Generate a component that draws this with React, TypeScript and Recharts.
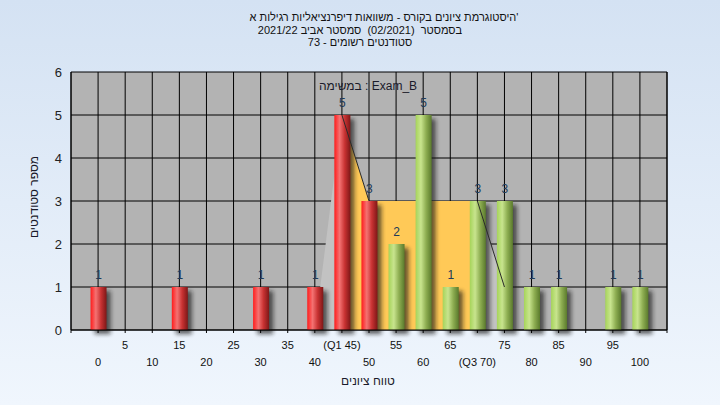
import {
  Area,
  Bar,
  CartesianGrid,
  ComposedChart,
  LabelList,
  Line,
  XAxis,
  YAxis,
} from "recharts";

// grade bins (lower bound of each 5-point range)
const bins = [0, 5, 10, 15, 20, 25, 30, 35, 40, 45, 50, 55, 60, 65, 70, 75, 80, 85, 90, 95, 100];
const counts = [1, 0, 0, 1, 0, 0, 1, 0, 1, 5, 3, 2, 5, 1, 3, 3, 1, 1, 0, 1, 1];

// light grey spread shape and the yellow Q1..Q3 band behind the bars
const spread = [null, null, null, null, null, null, null, null, 0, 5, 3, 3, 3, 3, 3, 1, null, null, null, null, null];
const iqrBand = [null, null, null, null, null, null, null, null, null, 5, 3, 3, 3, 3, 3, null, null, null, null, null, null];
const edgeLine = [null, null, null, null, null, null, null, null, null, 5, 3, null, null, null, 3, 1, null, null, null, null, null];

const q1 = 45;
const q3 = 70;
const passFrom = 55;

const xTicks = [-5, ...bins, 105];
const yTicks = [0, 1, 2, 3, 4, 5, 6];

const titleLines = [
  "היסטוגרמת ציונים בקורס - משוואות דיפרנציאליות רגילות א'",
  "בסמסטר  (02/2021)  סמסטר אביב 2021/22",
  "סטודנטים רשומים - 73",
];

const data = bins.map((x, i) => ({
  x,
  count: counts[i],
  spread: spread[i],
  iqr: iqrBand[i],
  edge: edgeLine[i],
}));

const font = "'Liberation Sans', Arial, sans-serif";

const CylinderBar = (props: any) => {
  const { x, y, width, height, payload } = props;
  if (!height || height <= 0) return <g />;
  const grad = payload.x < passFrom ? "cylRed" : "cylGreen";
  return (
    <g>
      <rect
        x={x + 4}
        y={y + 4}
        width={width}
        height={height}
        fill="#151515"
        opacity={0.65}
        filter="url(#barShadow)"
      />
      <rect x={x} y={y} width={width} height={height} fill={`url(#${grad})`} />
    </g>
  );
};

const renderValue = (props: any) => {
  const { x, y, width, value } = props;
  if (!value) return <g />;
  return (
    <text
      x={x + width / 2}
      y={y - 8}
      textAnchor="middle"
      fontSize={12}
      fontFamily={font}
      fill="#203a58"
    >
      {value}
    </text>
  );
};

const XTick = (props: any) => {
  const { x, y, payload } = props;
  const v = payload.value;
  if (v < 0 || v > 100) return <g />;
  const lower = v % 10 === 0;
  const text = v === q1 ? `(Q1 ${v})` : v === q3 ? `(Q3 ${v})` : String(v);
  return (
    <text
      x={x}
      y={y + (lower ? 31 : 14)}
      textAnchor="middle"
      fontSize={11}
      fontFamily={font}
      fill="#111"
    >
      {text}
    </text>
  );
};

export default function App() {
  return (
    <div
      style={{
        position: "absolute",
        left: 0,
        top: 0,
        width: 720,
        height: 405,
        background: "linear-gradient(180deg, #d4e2f3 0%, #f0f6fd 100%)",
        fontFamily: font,
        overflow: "hidden",
      }}
    >
      <svg width={0} height={0} style={{ position: "absolute" }}>
        <defs>
          <linearGradient id="cylRed" x1="0" y1="0" x2="1" y2="0">
            <stop offset="0%" stopColor="#ff1c1c" />
            <stop offset="33%" stopColor="#f47272" />
            <stop offset="65%" stopColor="#c83232" />
            <stop offset="100%" stopColor="#7e1717" />
          </linearGradient>
          <linearGradient id="cylGreen" x1="0" y1="0" x2="1" y2="0">
            <stop offset="0%" stopColor="#a6d45a" />
            <stop offset="33%" stopColor="#c8e48e" />
            <stop offset="65%" stopColor="#8eae52" />
            <stop offset="100%" stopColor="#5a7a2c" />
          </linearGradient>
          <filter id="barShadow" x="-50%" y="-50%" width="200%" height="200%">
            <feGaussianBlur stdDeviation="2" />
          </filter>
        </defs>
      </svg>

      <div style={{ position: "absolute", top: 11, left: 0, width: 720, fontSize: 11, color: "#111", lineHeight: "12.5px" }}>
        {titleLines.map((line, li) => (
          <div
            key={li}
            dir="ltr"
            style={{ textAlign: "center", whiteSpace: "pre", paddingLeft: li === 0 ? 48 : 0 }}
          >
            {line}
          </div>
        ))}
      </div>

      <ComposedChart
        width={720}
        height={405}
        data={data}
        margin={{ top: 72, right: 0, bottom: 0, left: 0 }}
        style={{ position: "absolute", left: 0, top: 0 }}
      >
        <CartesianGrid
          yAxisId="left"
          stroke="#000"
          strokeOpacity={1}
          fill="#b3b3b3"
          fillOpacity={1}
        />
        <XAxis
          dataKey="x"
          type="number"
          domain={[-5, 105]}
          ticks={xTicks}
          interval={0}
          height={75}
          axisLine={{ stroke: "#000" }}
          tickLine={{ stroke: "#000" }}
          tickSize={3}
          tickMargin={2}
          tick={<XTick />}
          label={{
            content: () => (
              <text x={368} y={385} textAnchor="middle" fontSize={12} fontFamily={font} fill="#1a1a2a">
                טווח ציונים
              </text>
            ),
          }}
        />
        <YAxis
          yAxisId="left"
          orientation="left"
          domain={[0, 6]}
          ticks={yTicks}
          width={71}
          axisLine={{ stroke: "#000" }}
          tickLine={false}
          tickSize={6}
          tickMargin={3}
          tick={{ fill: "#222", fontSize: 13, fontFamily: font }}
          label={{
            content: () => (
              <text
                x={38}
                y={197}
                transform="rotate(-90 38 197)"
                textAnchor="middle"
                fontSize={12}
                fontFamily={font}
                fill="#1a1a2a"
              >
                מספר סטודנטים
              </text>
            ),
          }}
        />
        <YAxis
          yAxisId="right"
          orientation="right"
          domain={[0, 6]}
          ticks={yTicks}
          width={53}
          axisLine={{ stroke: "#000" }}
          tickLine={{ stroke: "#000" }}
          tickSize={6}
          tickMargin={3}
          tick={{ fill: "#222", fontSize: 13, fontFamily: font }}
        />
        <Area
          yAxisId="left"
          type="linear"
          dataKey="spread"
          stroke="none"
          fill="#c2c2c2"
          fillOpacity={1}
          isAnimationActive={false}
        />
        <Area
          yAxisId="left"
          type="linear"
          dataKey="iqr"
          stroke="none"
          fill="#ffc957"
          fillOpacity={1}
          isAnimationActive={false}
        />
        <Line
          yAxisId="left"
          type="linear"
          dataKey="edge"
          stroke="#2a2a2a"
          strokeWidth={1}
          dot={false}
          isAnimationActive={false}
        />
        <Bar
          yAxisId="left"
          dataKey="count"
          barSize={16}
          shape={<CylinderBar />}
          isAnimationActive={false}
        >
          <LabelList dataKey="count" content={renderValue} />
        </Bar>
        <text x={368} y={90} textAnchor="middle" fontSize={12} fontFamily={font} fill="#1a1a2a">
          במשימה : Exam_B
        </text>
      </ComposedChart>
    </div>
  );
}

++++++++

OBJECTIVE
Copy out all the data without changing anything, and drop the pictures.

OUTPUT BELOW
Generate a component that draws this with React, TypeScript and Recharts.
import {
  Area,
  Bar,
  CartesianGrid,
  ComposedChart,
  LabelList,
  Line,
  XAxis,
  YAxis,
} from "recharts";

// grade bins (lower bound of each 5-point range)
const bins = [0, 5, 10, 15, 20, 25, 30, 35, 40, 45, 50, 55, 60, 65, 70, 75, 80, 85, 90, 95, 100];
const counts = [1, 0, 0, 1, 0, 0, 1, 0, 1, 5, 3, 2, 5, 1, 3, 3, 1, 1, 0, 1, 1];

// light grey spread shape and the yellow Q1..Q3 band behind the bars
const spread = [null, null, null, null, null, null, null, null, 0, 5, 3, 3, 3, 3, 3, 1, null, null, null, null, null];
const iqrBand = [null, null, null, null, null, null, null, null, null, 5, 3, 3, 3, 3, 3, null, null, null, null, null, null];
const edgeLine = [null, null, null, null, null, null, null, null, null, 5, 3, null, null, null, 3, 1, null, null, null, null, null];

const q1 = 45;
const q3 = 70;
const passFrom = 55;

const xTicks = [-5, ...bins, 105];
const yTicks = [0, 1, 2, 3, 4, 5, 6];

const titleLines = [
  "היסטוגרמת ציונים בקורס - משוואות דיפרנציאליות רגילות א'",
  "בסמסטר  (02/2021)  סמסטר אביב 2021/22",
  "סטודנטים רשומים - 73",
];

const data = bins.map((x, i) => ({
  x,
  count: counts[i],
  spread: spread[i],
  iqr: iqrBand[i],
  edge: edgeLine[i],
}));

const font = "'Liberation Sans', Arial, sans-serif";

const CylinderBar = (props: any) => {
  const { x, y, width, height, payload } = props;
  if (!height || height <= 0) return <g />;
  const grad = payload.x < passFrom ? "cylRed" : "cylGreen";
  return (
    <g>
      <rect
        x={x + 4}
        y={y + 4}
        width={width}
        height={height}
        fill="#151515"
        opacity={0.65}
        filter="url(#barShadow)"
      />
      <rect x={x} y={y} width={width} height={height} fill={`url(#${grad})`} />
    </g>
  );
};

const renderValue = (props: any) => {
  const { x, y, width, value } = props;
  if (!value) return <g />;
  return (
    <text
      x={x + width / 2}
      y={y - 8}
      textAnchor="middle"
      fontSize={12}
      fontFamily={font}
      fill="#203a58"
    >
      {value}
    </text>
  );
};

const XTick = (props: any) => {
  const { x, y, payload } = props;
  const v = payload.value;
  if (v < 0 || v > 100) return <g />;
  const lower = v % 10 === 0;
  const text = v === q1 ? `(Q1 ${v})` : v === q3 ? `(Q3 ${v})` : String(v);
  return (
    <text
      x={x}
      y={y + (lower ? 31 : 14)}
      textAnchor="middle"
      fontSize={11}
      fontFamily={font}
      fill="#111"
    >
      {text}
    </text>
  );
};

export default function App() {
  return (
    <div
      style={{
        position: "absolute",
        left: 0,
        top: 0,
        width: 720,
        height: 405,
        background: "linear-gradient(180deg, #d4e2f3 0%, #f0f6fd 100%)",
        fontFamily: font,
        overflow: "hidden",
      }}
    >
      <svg width={0} height={0} style={{ position: "absolute" }}>
        <defs>
          <linearGradient id="cylRed" x1="0" y1="0" x2="1" y2="0">
            <stop offset="0%" stopColor="#ff1c1c" />
            <stop offset="33%" stopColor="#f47272" />
            <stop offset="65%" stopColor="#c83232" />
            <stop offset="100%" stopColor="#7e1717" />
          </linearGradient>
          <linearGradient id="cylGreen" x1="0" y1="0" x2="1" y2="0">
            <stop offset="0%" stopColor="#a6d45a" />
            <stop offset="33%" stopColor="#c8e48e" />
            <stop offset="65%" stopColor="#8eae52" />
            <stop offset="100%" stopColor="#5a7a2c" />
          </linearGradient>
          <filter id="barShadow" x="-50%" y="-50%" width="200%" height="200%">
            <feGaussianBlur stdDeviation="2" />
          </filter>
        </defs>
      </svg>

      <div style={{ position: "absolute", top: 11, left: 0, width: 720, fontSize: 11, color: "#111", lineHeight: "12.5px" }}>
        {titleLines.map((line, li) => (
          <div
            key={li}
            dir="ltr"
            style={{ textAlign: "center", whiteSpace: "pre", paddingLeft: li === 0 ? 48 : 0 }}
          >
            {line}
          </div>
        ))}
      </div>

      <ComposedChart
        width={720}
        height={405}
        data={data}
        margin={{ top: 72, right: 0, bottom: 0, left: 0 }}
        style={{ position: "absolute", left: 0, top: 0 }}
      >
        <CartesianGrid
          yAxisId="left"
          stroke="#000"
          strokeOpacity={1}
          fill="#b3b3b3"
          fillOpacity={1}
        />
        <XAxis
          dataKey="x"
          type="number"
          domain={[-5, 105]}
          ticks={xTicks}
          interval={0}
          height={75}
          axisLine={{ stroke: "#000" }}
          tickLine={{ stroke: "#000" }}
          tickSize={3}
          tickMargin={2}
          tick={<XTick />}
          label={{
            content: () => (
              <text x={368} y={385} textAnchor="middle" fontSize={12} fontFamily={font} fill="#1a1a2a">
                טווח ציונים
              </text>
            ),
          }}
        />
        <YAxis
          yAxisId="left"
          orientation="left"
          domain={[0, 6]}
          ticks={yTicks}
          width={71}
          axisLine={{ stroke: "#000" }}
          tickLine={false}
          tickSize={6}
          tickMargin={3}
          tick={{ fill: "#222", fontSize: 13, fontFamily: font }}
          label={{
            content: () => (
              <text
                x={38}
                y={197}
                transform="rotate(-90 38 197)"
                textAnchor="middle"
                fontSize={12}
                fontFamily={font}
                fill="#1a1a2a"
              >
                מספר סטודנטים
              </text>
            ),
          }}
        />
        <YAxis
          yAxisId="right"
          orientation="right"
          domain={[0, 6]}
          ticks={yTicks}
          width={53}
          axisLine={{ stroke: "#000" }}
          tickLine={{ stroke: "#000" }}
          tickSize={6}
          tickMargin={3}
          tick={{ fill: "#222", fontSize: 13, fontFamily: font }}
        />
        <Area
          yAxisId="left"
          type="linear"
          dataKey="spread"
          stroke="none"
          fill="#c2c2c2"
          fillOpacity={1}
          isAnimationActive={false}
        />
        <Area
          yAxisId="left"
          type="linear"
          dataKey="iqr"
          stroke="none"
          fill="#ffc957"
          fillOpacity={1}
          isAnimationActive={false}
        />
        <Line
          yAxisId="left"
          type="linear"
          dataKey="edge"
          stroke="#2a2a2a"
          strokeWidth={1}
          dot={false}
          isAnimationActive={false}
        />
        <Bar
          yAxisId="left"
          dataKey="count"
          barSize={16}
          shape={<CylinderBar />}
          isAnimationActive={false}
        >
          <LabelList dataKey="count" content={renderValue} />
        </Bar>
        <text x={368} y={90} textAnchor="middle" fontSize={12} fontFamily={font} fill="#1a1a2a">
          במשימה : Exam_B
        </text>
      </ComposedChart>
    </div>
  );
}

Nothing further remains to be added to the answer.